An 8-week pistol plan that builds skill without trashing your joints
Weeks 1-2: Own the positions
- Assisted bottom holds: 3 x 20-40s/side
- Slow eccentrics to box: 4 x 3/side (6-8s down)
- Bent-knee calf raises: 3 x 15-20
- Optional hip work (band walks or side-lying abduction): 2-3 x 12-20
Weeks 3-5: Lower the target, add clean reps
- Counterbalance pistols to a box (lower it gradually): 4 x 4-6/side
- Eccentrics (clean and controlled): 3 x 3/side
- Knee-over-toe rocks: 3 x 10-12/side
- Soleus work: 3 x 12-20
Weeks 6-8: Full reps, no grind
- Full pistols (leave 1-2 reps in the tank): 5 x 2-4/side
- Back-off: counterbalance pistols: 2 x 6/side
- Keep ankle/soleus/foot work in: 10 minutes most days
Three cues that clean up most pistols
If you try to remember ten cues, you’ll remember none. Use these and you’ll fix most reps:
- “Tripod foot.” Big toe, little toe, heel-stay honest.
- “Knee tracks.” Over the toes is fine; collapsing inward isn’t.
- “Ribs down, torso long.” Brace; don’t fold your spine to reach depth.
Film a set from the front and side. Your body is great at making a bad rep feel “close enough.” Video is less forgiving-and that’s a good thing.

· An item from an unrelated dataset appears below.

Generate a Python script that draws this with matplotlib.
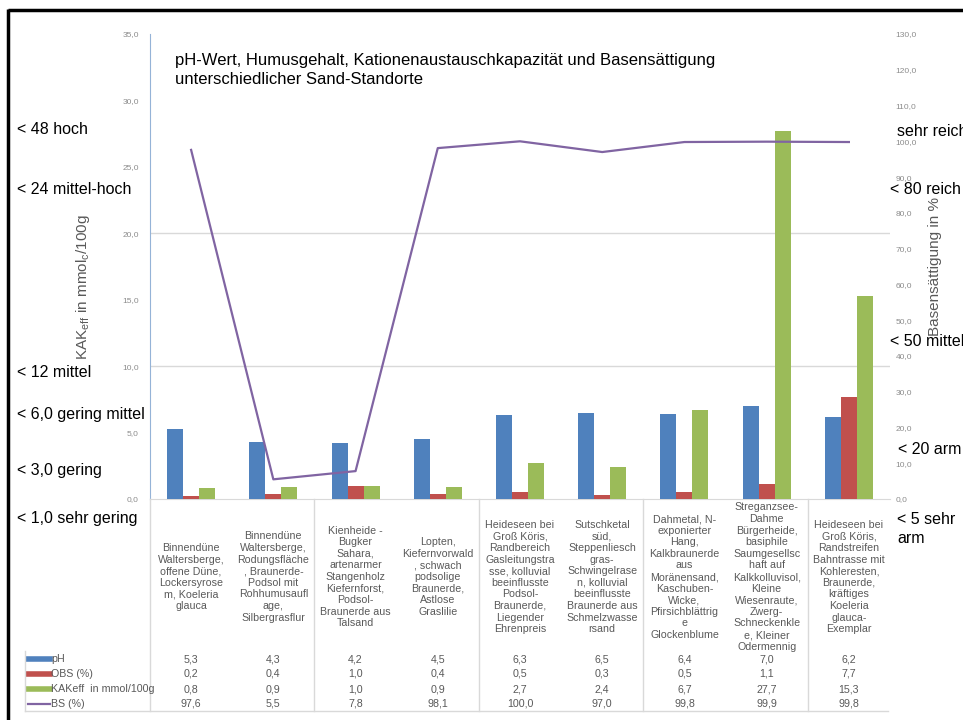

What mastery actually looks like
Mastery isn’t one shaky rep on your good side. It’s repeatable control: heel down, knee tracking, no twist, no back rounding, and no joint irritation the next day. A good standard is being able to hit 3-5 clean reps per side on demand.
Train the constraints. Earn the bottom. Then stand up like you mean it.